Необычайно уверенно переводила она мне с листа наиболее красивые места из своих любимых испанских авторов — Лопе де Веги и Федерико Гарсии Лорки. Потом вдруг показывала на стене своей комнаты портрет тореодора Манолете, одного из своих кумиров, и описывала его неподражаемый стиль. Благодаря ей я учился познавать испанскую душу, великую, благородную, презирающую смерть, набожную и неистовую. После приема во французском посольстве она повела меня в священную рощу, где на фоне лунной ночи вырисовывались бледные тени оливковых деревьев. Я чувствовал себя вне времени, далеко от родины, свободным от запретов и сказочно счастливым.
В конце недели я должен был ехать в Колумбию. Рогнедов отправился туда заранее, чтобы по своему обыкновению поставить на ноги президента республики, французского посла (Леконта-Буане) и бог весть кого еще из высокопоставленных лиц. К моему великому удивлению, рано утром в аэропорту я встретил Лолиту. Она, как и я, летела в Боготу. Скромность не позволяла мне допустить, что она решила предпринять это долгое путешествие, чтобы ехать вместе со мной, но вскоре я вынужден был признать, что другого объяснения нет; радость подавила во мне все прочие чувства. В Боготе, где все знали ее и восхищались ее талантом (она часто играла там Клоделя и Кальдерона[438]), она от меня не отходила. «Вы увидите, — сказал мне Сюпервьель, — что в Колумбии о поэзии говорят больше, чем о политике». И правда, так оно и было. Высокопоставленные чиновники переводили Валери. Банкиры писали драмы в стихах. Лолита была королевой этого волшебного царства. А бедный Рогнедов, которому уже не удавалось затащить меня на свои официальные приемы, исходил бессильной злобой.

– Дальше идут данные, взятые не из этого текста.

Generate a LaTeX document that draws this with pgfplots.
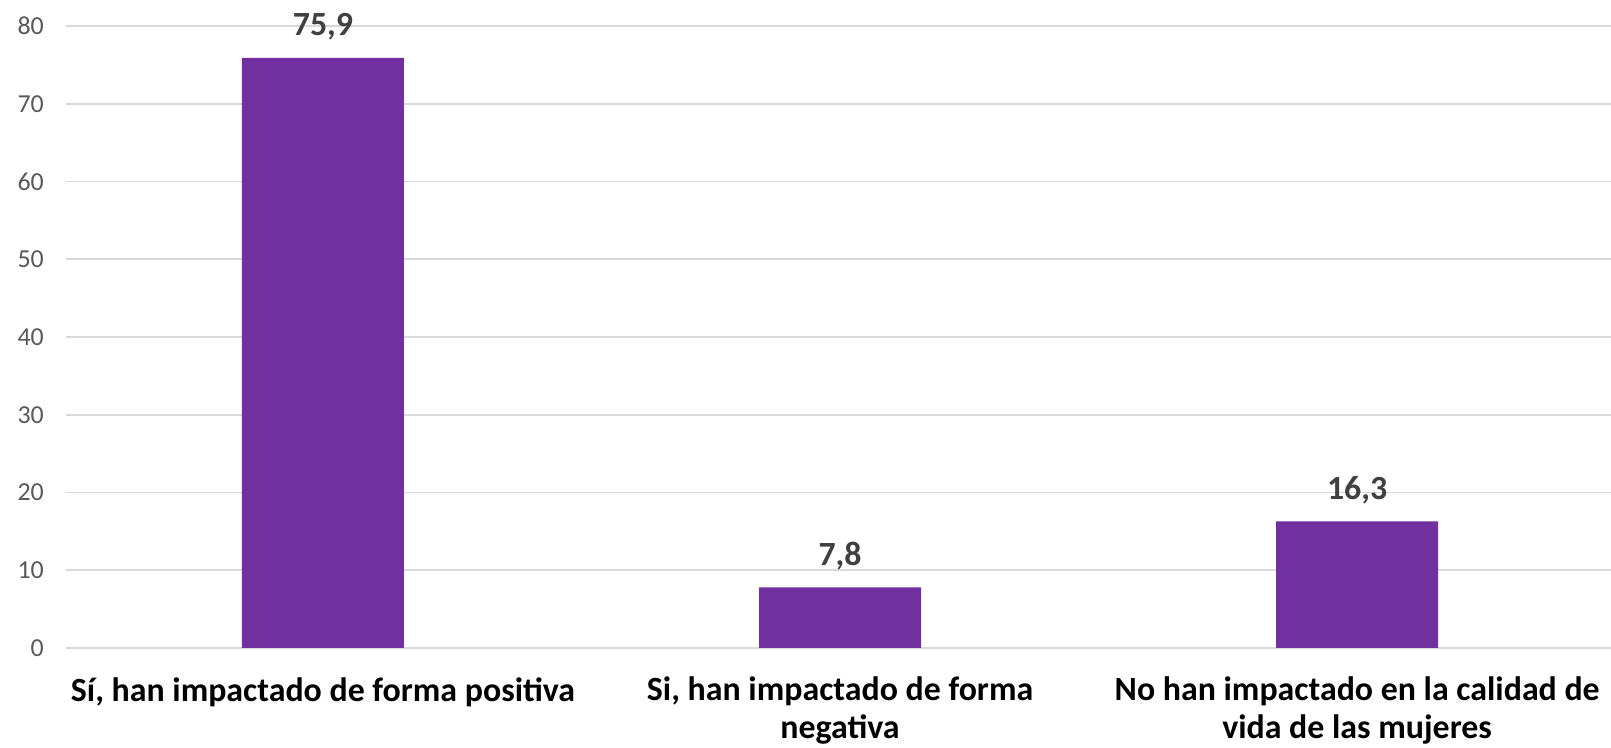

Над городом возвышалась большая гора Монсеррат. А на вершине ее — невероятный, неожиданный, светящийся, воздушный белый силуэт церкви. Лолита повезла меня смотреть водопад Текендама. Водопад этот — живой. Вода не падает отвесной стеной, как в Ниагаре. Она выбрасывает во все стороны жидкие ракеты, и они устремляются вперед, вытягиваются на лету, а потом, просияв отчаянной точкой, сходят на нет и умирают. Вода кажется бледно-желтой, а поднимающийся над бездной пар образует переливающуюся сиреневую дымку. Красота была необыкновенная, хотя, по правде говоря, с Лолитой все мне казалось прекрасным. Она так хорошо говорила о том, что любила. Однажды мы вместе, «шапо а шапо»[439], пошли посмотреть корриду. В другой раз она повезла меня в саванну, неширокую равнину, где трава растет вперемежку с тростником, а местами возникают нежно-зеленые кроны эвкалиптов. Картины эти связаны для меня с ее звучавшей, как пение птиц, речью: «Ты доволен?.. Como se dice?»[440] Я знал, что через три дня, через два дня, на следующий день чары превратятся в воспоминание, но отдавался радостям Волшебного Острова.
Я наконец нашел сунамитянку. Теперь мне предстояло без всяких усилий написать свой последний роман. Называться он должен был «Сентябрьские розы» в память о небольшом стихотворении, написанном мною для Лолиты, ибо старик, на две недели превратившийся в юношу, самозабвенно сочинял стихи для той, кого звал companera[441].
Расставшись в аэропорту Боготы, мы пообещали друг другу когда-нибудь снова встретиться в Испании. В Нью-Йорк, где я остановился на неделю на обратном пути, она присылала мне пылкие, прекрасные письма. Но едва я вернулся в Париж, мне стало ясно, что сон — это сон, а прочные, нерушимые связи у меня — во Франции, и «Сентябрьские розы» — роман и действительность — закончатся полной победой супруги. Я посвятил далекой Лолите еще одно рондо и балладу с рефреном: «Но где они, те ночи знойной Лимы?» — рифмуется с «Где та, к кому меня влекло неодолимо?».